# Barq's bottles



## sarah94526 (Mar 3, 2014)

Hello, everyone. I'm new to the forum. I told my father-in-law I'd help sell his collection of old glass bottles. I don't think they're worth much but he seems to think they are! I'm going to need your help to research so I know what I'm selling and a reasonable price. First up, two Barq's bottles.Bottle on the left: Barq's 32 oz. with blue "Drink Barq's it's good" label. The lettering on the back of the bottle is very faded but I can make out "Bottled under the authority of Barq's Inc. Biloxi, MS. The bottom of the bottle has the following: "S-190 L.. 12A 08).
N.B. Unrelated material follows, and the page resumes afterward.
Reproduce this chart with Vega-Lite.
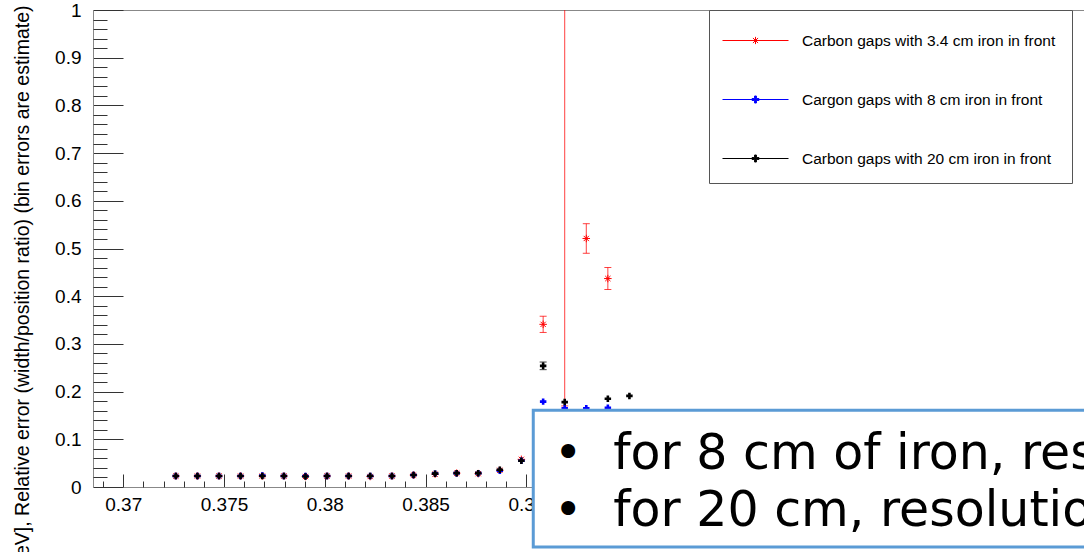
{
  "$schema": "https://vega.github.io/schema/vega-lite/v6.json",
  "autosize": "none",
  "padding": {"left": 93, "top": 10, "right": 0, "bottom": 65},
  "width": 991,
  "height": 477,
  "background": "white",
  "config": {
    "view": {"stroke": null},
    "font": "Liberation Sans",
    "legend": {
      "orient": "none",
      "legendX": 616,
      "legendY": 0,
      "strokeColor": "#555",
      "fillColor": "white",
      "padding": 16,
      "symbolSize": 784,
      "symbolStrokeWidth": 1,
      "symbolOpacity": 1,
      "labelOffset": 48,
      "labelFont": "Liberation Sans",
      "labelFontSize": 15.5,
      "labelColor": "#000",
      "labelLimit": 400,
      "rowPadding": 36,
      "title": null
    }
  },
  "data": {
    "values": [
      {"series": "Carbon gaps with 3.4 cm iron in front", "x": 0.37261, "v": 0.023},
      {"series": "Carbon gaps with 3.4 cm iron in front", "x": 0.37368, "v": 0.023},
      {"series": "Carbon gaps with 3.4 cm iron in front", "x": 0.37475, "v": 0.023},
      {"series": "Carbon gaps with 3.4 cm iron in front", "x": 0.37582, "v": 0.023},
      {"series": "Carbon gaps with 3.4 cm iron in front", "x": 0.3769, "v": 0.023},
      {"series": "Carbon gaps with 3.4 cm iron in front", "x": 0.37797, "v": 0.023},
      {"series": "Carbon gaps with 3.4 cm iron in front", "x": 0.37904, "v": 0.022},
      {"series": "Carbon gaps with 3.4 cm iron in front", "x": 0.38011, "v": 0.023},
      {"series": "Carbon gaps with 3.4 cm iron in front", "x": 0.38118, "v": 0.023},
      {"series": "Carbon gaps with 3.4 cm iron in front", "x": 0.38225, "v": 0.022},
      {"series": "Carbon gaps with 3.4 cm iron in front", "x": 0.38333, "v": 0.023},
      {"series": "Carbon gaps with 3.4 cm iron in front", "x": 0.3844, "v": 0.025},
      {"series": "Carbon gaps with 3.4 cm iron in front", "x": 0.38547, "v": 0.027},
      {"series": "Carbon gaps with 3.4 cm iron in front", "x": 0.38654, "v": 0.029},
      {"series": "Carbon gaps with 3.4 cm iron in front", "x": 0.38761, "v": 0.028},
      {"series": "Carbon gaps with 3.4 cm iron in front", "x": 0.38868, "v": 0.035},
      {"series": "Carbon gaps with 3.4 cm iron in front", "x": 0.38975, "v": 0.058},
      {"series": "Carbon gaps with 3.4 cm iron in front", "x": 0.39083, "v": 0.341, "lo": 0.324, "hi": 0.358},
      {"series": "Carbon gaps with 3.4 cm iron in front", "x": 0.3919, "v": 1.5, "lo": 0.17, "hi": 2.8},
      {"series": "Carbon gaps with 3.4 cm iron in front", "x": 0.39297, "v": 0.521, "lo": 0.49, "hi": 0.552},
      {"series": "Carbon gaps with 3.4 cm iron in front", "x": 0.39404, "v": 0.437, "lo": 0.414, "hi": 0.46},
      {"series": "Cargon gaps with 8 cm iron in front", "x": 0.37261, "v": 0.023},
      {"series": "Cargon gaps with 8 cm iron in front", "x": 0.37368, "v": 0.023},
      {"series": "Cargon gaps with 8 cm iron in front", "x": 0.37475, "v": 0.023},
      {"series": "Cargon gaps with 8 cm iron in front", "x": 0.37582, "v": 0.023},
      {"series": "Cargon gaps with 8 cm iron in front", "x": 0.3769, "v": 0.024},
      {"series": "Cargon gaps with 8 cm iron in front", "x": 0.37797, "v": 0.023},
      {"series": "Cargon gaps with 8 cm iron in front", "x": 0.37904, "v": 0.023},
      {"series": "Cargon gaps with 8 cm iron in front", "x": 0.38011, "v": 0.023},
      {"series": "Cargon gaps with 8 cm iron in front", "x": 0.38118, "v": 0.023},
      {"series": "Cargon gaps with 8 cm iron in front", "x": 0.38225, "v": 0.023},
      {"series": "Cargon gaps with 8 cm iron in front", "x": 0.38333, "v": 0.023},
      {"series": "Cargon gaps with 8 cm iron in front", "x": 0.3844, "v": 0.025},
      {"series": "Cargon gaps with 8 cm iron in front", "x": 0.38547, "v": 0.028},
      {"series": "Cargon gaps with 8 cm iron in front", "x": 0.38654, "v": 0.029},
      {"series": "Cargon gaps with 8 cm iron in front", "x": 0.38761, "v": 0.029},
      {"series": "Cargon gaps with 8 cm iron in front", "x": 0.38868, "v": 0.034},
      {"series": "Cargon gaps with 8 cm iron in front", "x": 0.38975, "v": 0.055},
      {"series": "Cargon gaps with 8 cm iron in front", "x": 0.39083, "v": 0.179},
      {"series": "Cargon gaps with 8 cm iron in front", "x": 0.3919, "v": 0.165},
      {"series": "Cargon gaps with 8 cm iron in front", "x": 0.39297, "v": 0.165},
      {"series": "Cargon gaps with 8 cm iron in front", "x": 0.39404, "v": 0.166},
      {"series": "Carbon gaps with 20 cm iron in front", "x": 0.37261, "v": 0.023},
      {"series": "Carbon gaps with 20 cm iron in front", "x": 0.37368, "v": 0.023},
      {"series": "Carbon gaps with 20 cm iron in front", "x": 0.37475, "v": 0.023},
      {"series": "Carbon gaps with 20 cm iron in front", "x": 0.37582, "v": 0.023},
      {"series": "Carbon gaps with 20 cm iron in front", "x": 0.3769, "v": 0.023},
      {"series": "Carbon gaps with 20 cm iron in front", "x": 0.37797, "v": 0.023},
      {"series": "Carbon gaps with 20 cm iron in front", "x": 0.37904, "v": 0.022},
      {"series": "Carbon gaps with 20 cm iron in front", "x": 0.38011, "v": 0.023},
      {"series": "Carbon gaps with 20 cm iron in front", "x": 0.38118, "v": 0.023},
      {"series": "Carbon gaps with 20 cm iron in front", "x": 0.38225, "v": 0.023},
      {"series": "Carbon gaps with 20 cm iron in front", "x": 0.38333, "v": 0.023},
      {"series": "Carbon gaps with 20 cm iron in front", "x": 0.3844, "v": 0.025},
      {"series": "Carbon gaps with 20 cm iron in front", "x": 0.38547, "v": 0.028},
      {"series": "Carbon gaps with 20 cm iron in front", "x": 0.38654, "v": 0.029},
      {"series": "Carbon gaps with 20 cm iron in front", "x": 0.38761, "v": 0.029},
      {"series": "Carbon gaps with 20 cm iron in front", "x": 0.38868, "v": 0.036},
      {"series": "Carbon gaps with 20 cm iron in front", "x": 0.38975, "v": 0.055},
      {"series": "Carbon gaps with 20 cm iron in front", "x": 0.39083, "v": 0.254, "lo": 0.246, "hi": 0.262},
      {"series": "Carbon gaps with 20 cm iron in front", "x": 0.3919, "v": 0.178},
      {"series": "Carbon gaps with 20 cm iron in front", "x": 0.39404, "v": 0.185},
      {"series": "Carbon gaps with 20 cm iron in front", "x": 0.39511, "v": 0.191}
    ]
  },
  "resolve": {"axis": {"x": "independent", "y": "independent"}},
  "layer": [
    {
      "transform": [{"filter": "isValid(datum.lo)"}],
      "mark": {"type": "rule", "strokeWidth": 1, "opacity": 0.75, "clip": true},
      "encoding": {
        "x": {
          "field": "x", "type": "quantitative",
          "scale": {"domain": [0.3685, 0.41766], "nice": false, "zero": false},
          "axis": {
            "orient": "bottom",
            "values": [0.37, 0.375, 0.38, 0.385, 0.39],
            "format": ".3~f",
            "tickSize": -13,
            "tickColor": "#333",
            "domainColor": "#888",
            "labelPadding": 21,
            "labelFontSize": 19,
            "labelColor": "#000",
            "labelFlush": false,
            "labelOverlap": false,
            "grid": false,
            "title": null
          }
        },
        "y": {
          "field": "lo", "type": "quantitative",
          "scale": {"domain": [0, 1], "nice": false},
          "axis": {
            "orient": "left",
            "values": [0, 0.1, 0.2, 0.3, 0.4, 0.5, 0.6, 0.7, 0.8, 0.9, 1],
            "format": ".1~f",
            "tickSize": -30,
            "tickColor": "#333",
            "domainColor": "#888",
            "labelPadding": 42,
            "labelFontSize": 19,
            "labelColor": "#000",
            "labelFlush": false,
            "labelOverlap": false,
            "grid": false,
            "title": "Resolution [GeV], Relative error (width/position ratio) (bin errors are estimate)",
            "titleFont": "Liberation Sans",
            "titleFontSize": 19.5,
            "titleFontWeight": "normal",
            "titleColor": "#000",
            "titleAngle": -90,
            "titleAlign": "right",
            "titleBaseline": "middle",
            "titleX": -71,
            "titleY": -5
          }
        },
        "y2": {"field": "hi"},
        "color": {
          "field": "series", "type": "nominal",
          "scale": {
            "domain": ["Carbon gaps with 3.4 cm iron in front", "Cargon gaps with 8 cm iron in front", "Carbon gaps with 20 cm iron in front"],
            "range": ["#ff0000", "#0000ff", "#000000"]
          },
          "legend": {
            "encode": {
              "symbols": {
                "update": {
                  "shape": {"signal": "datum.value === 'Carbon gaps with 3.4 cm iron in front' ? 'M-1.214,0H3.5M1.143,-0.26V0.26M0.883,0H1.403M0.96,-0.18L1.326,0.18M0.96,0.18L1.326,-0.18' : 'M-1.214,0H3.5M1.078,-0.25H1.208V-0.065H1.393V0.065H1.208V0.25H1.078V0.065H0.893V-0.065H1.078Z'"},
                  "stroke": {"signal": "scale('color', datum.value)"},
                  "fill": {"signal": "scale('color', datum.value)"},
                  "strokeWidth": {"value": 1},
                  "opacity": {"value": 1}
                }
              }
            }
          }
        }
      }
    },
    {
      "transform": [{"filter": "isValid(datum.lo)"}],
      "mark": {"type": "tick", "orient": "horizontal", "size": 7, "thickness": 1, "opacity": 0.75, "clip": true},
      "encoding": {
        "x": {"field": "x", "type": "quantitative", "axis": null},
        "y": {"field": "lo", "type": "quantitative", "axis": null},
        "color": {"field": "series", "type": "nominal", "legend": null}
      }
    },
    {
      "transform": [{"filter": "isValid(datum.lo)"}],
      "mark": {"type": "tick", "orient": "horizontal", "size": 7, "thickness": 1, "opacity": 0.75, "clip": true},
      "encoding": {
        "x": {"field": "x", "type": "quantitative", "axis": null},
        "y": {"field": "hi", "type": "quantitative", "axis": null},
        "color": {"field": "series", "type": "nominal", "legend": null}
      }
    },
    {
      "transform": [{"filter": "datum.series === 'Carbon gaps with 3.4 cm iron in front'"}],
      "mark": {
        "type": "point",
        "shape": "M-1,0H1M0,-1V1M-0.7,-0.7L0.7,0.7M-0.7,0.7L0.7,-0.7",
        "size": 56,
        "filled": false,
        "strokeWidth": 1,
        "opacity": 1,
        "clip": true
      },
      "encoding": {
        "x": {
          "field": "x", "type": "quantitative",
          "axis": {"orient": "top", "ticks": false, "labels": false, "domain": true, "domainColor": "#888", "grid": false, "title": null}
        },
        "y": {"field": "v", "type": "quantitative", "axis": null},
        "color": {"field": "series", "type": "nominal", "legend": null}
      }
    },
    {
      "transform": [{"filter": "datum.series !== 'Carbon gaps with 3.4 cm iron in front'"}],
      "mark": {"type": "point", "shape": "cross", "size": 42, "filled": true, "opacity": 1, "clip": true},
      "encoding": {
        "x": {
          "field": "x", "type": "quantitative",
          "axis": {
            "orient": "bottom",
            "values": [0.369, 0.371, 0.372, 0.373, 0.374, 0.376, 0.377, 0.378, 0.379, 0.381, 0.382, 0.383, 0.384, 0.386, 0.387, 0.388, 0.389, 0.391, 0.392, 0.393, 0.394, 0.396, 0.397, 0.398, 0.399, 0.401, 0.402, 0.403, 0.404, 0.406, 0.407, 0.408, 0.409, 0.411, 0.412, 0.413, 0.414, 0.416, 0.417],
            "tickSize": -6,
            "tickColor": "#333",
            "labels": false,
            "domain": false,
            "grid": false,
            "title": null
          }
        },
        "y": {
          "field": "v", "type": "quantitative",
          "axis": {
            "orient": "left",
            "values": [0.02, 0.04, 0.06, 0.08, 0.12, 0.14, 0.16, 0.18, 0.22, 0.24, 0.26, 0.28, 0.32, 0.34, 0.36, 0.38, 0.42, 0.44, 0.46, 0.48, 0.52, 0.54, 0.56, 0.58, 0.62, 0.64, 0.66, 0.68, 0.72, 0.74, 0.76, 0.78, 0.82, 0.84, 0.86, 0.88, 0.92, 0.94, 0.96, 0.98],
            "tickSize": -14,
            "tickColor": "#333",
            "labels": false,
            "domain": false,
            "grid": false,
            "title": null
          }
        },
        "color": {"field": "series", "type": "nominal", "legend": null}
      }
    },
    {
      "data": {"values": [{}]},
      "mark": {"type": "rect", "fill": "white", "stroke": "#5b9bd5", "strokeWidth": 3},
      "encoding": {
        "x": {"datum": 0.39034, "type": "quantitative", "axis": null},
        "x2": {"datum": 0.425},
        "y": {"datum": 0.1608, "type": "quantitative", "axis": null},
        "y2": {"datum": -0.126}
      }
    },
    {
      "data": {"values": [{}]},
      "mark": {"type": "text", "font": "DejaVu Sans", "fontSize": 48, "lineHeight": 57, "lineBreak": "\n", "align": "center", "baseline": "alphabetic", "color": "#000"},
      "encoding": {
        "x": {"datum": 0.39207, "type": "quantitative", "axis": null},
        "y": {"datum": 0.0371, "type": "quantitative", "axis": null},
        "text": {"value": "•\n•"}
      }
    },
    {
      "data": {"values": [{}]},
      "mark": {"type": "text", "font": "DejaVu Sans", "fontSize": 49, "lineHeight": 57, "lineBreak": "\n", "align": "left", "baseline": "alphabetic", "color": "#000"},
      "encoding": {
        "x": {"datum": 0.39431, "type": "quantitative", "axis": null},
        "y": {"datum": 0.0371, "type": "quantitative", "axis": null},
        "text": {"value": "for 8 cm of iron, resolution ≈ 2.3%\nfor 20 cm, resolution ≈ 2.3%"}
      }
    }
  ]
}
As you can see in the photo, the bottle is not in the best shape and I'm assuming that affects its value. Bottle on the right: Barq's 12 oz. with blue "Drink Barq's it's good" label. This bottle is surely much more recent; it has nutrition facts and a 1995 copyright for Barq's Inc.


----------



## cowseatmaize (Mar 4, 2014)

Hello, the '95 bottle may have been a limited (but maybe to the millions) bottle, I'm not sure. It's got the "nutritional' [] info I guess?The 32oz is kind of worn and that will hurt it a lot. What are the markings on the base. They may ID and age for it.


----------



## sarah94526 (Mar 4, 2014)

For the 32 oz bottle: 12 and D at base. Also, it has DESIGN PAT.D-98026


----------



## cowseatmaize (Mar 4, 2014)

The design was patent Dec. 31, 1935 but the bottle is newer than that.HERE


----------



## 2find4me (Mar 4, 2014)

The Older Top of this bottle: http://www.gonecountryantiques.com/item/1950s-Barqs-Root-Beer-Bottle-32-Ounce


----------



## RED Matthews (Mar 24, 2014)

If there are no seams on the finish of a bottle - it may have some value.  RED M.


----------